Bill Hemminger earned a BA from Columbia University and a PhD in literature from Ohio University. He studied piano at Juilliard and French at the University of Paris, Sorbonne, served as a Peace Corps volunteer in Senegal, and was a Fulbright professor in Madagascar and Cameroon. He received the Outstanding Teacher of the Year Award in 1993 and a Dean's Teaching Award in 2000. A winner of the Syndicated Fiction Project competition, he writes poems and nonfiction in addition to scholarly essays and translations.


Kristina Hochwender

Kristina Hochwender, PhD
Assistant Professor

Kristina Hochwender earned a BA from Cornell College and a PhD from Washington University. Her research centers on the origins and cultural functions of the Victorian clerical novel.
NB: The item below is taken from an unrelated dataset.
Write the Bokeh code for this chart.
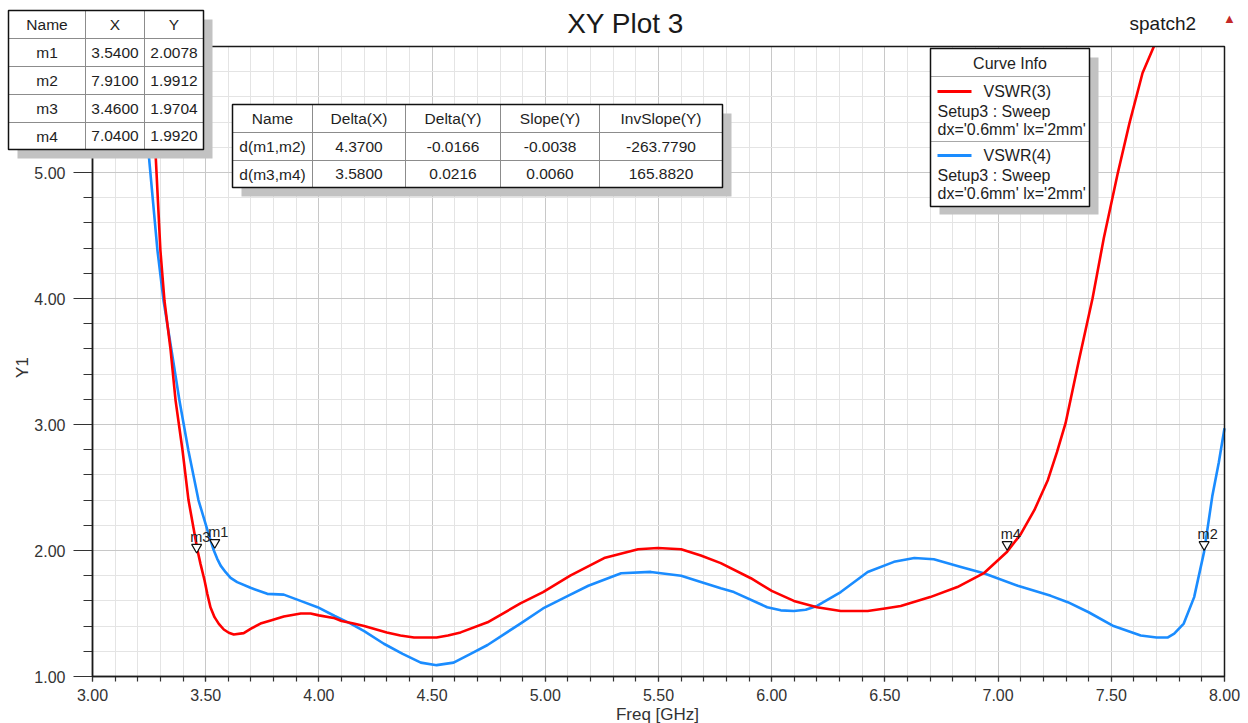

She teaches literature, composition, and world cultures; directs the Writers in the Schools program; and is active in the greater Evansville One Book One Community program.


Margaret McMullan

Margaret McMullan, MFA
Professor

Margaret McMullan is the author of six award-winning novels, including In My Mother's House, How I Found the Strong, When I Crossed No-Bob, Cashay, and Sources of Light. Her work has appeared in Glamour, the Chicago Tribune, Southern Accents, TriQuarterly, Michigan Quarterly Review, Boulevard, Ploughshares, the Sun, National Geographic for Kids, and Christmas Stories for the South's Best Writers. A recipient of the Sydney and Sadelle Berger Award for Scholarly Activity and the Dean's Teaching Award, she has received fellowships from the Indiana Arts Commission, the NEA, and the Fulbright Program.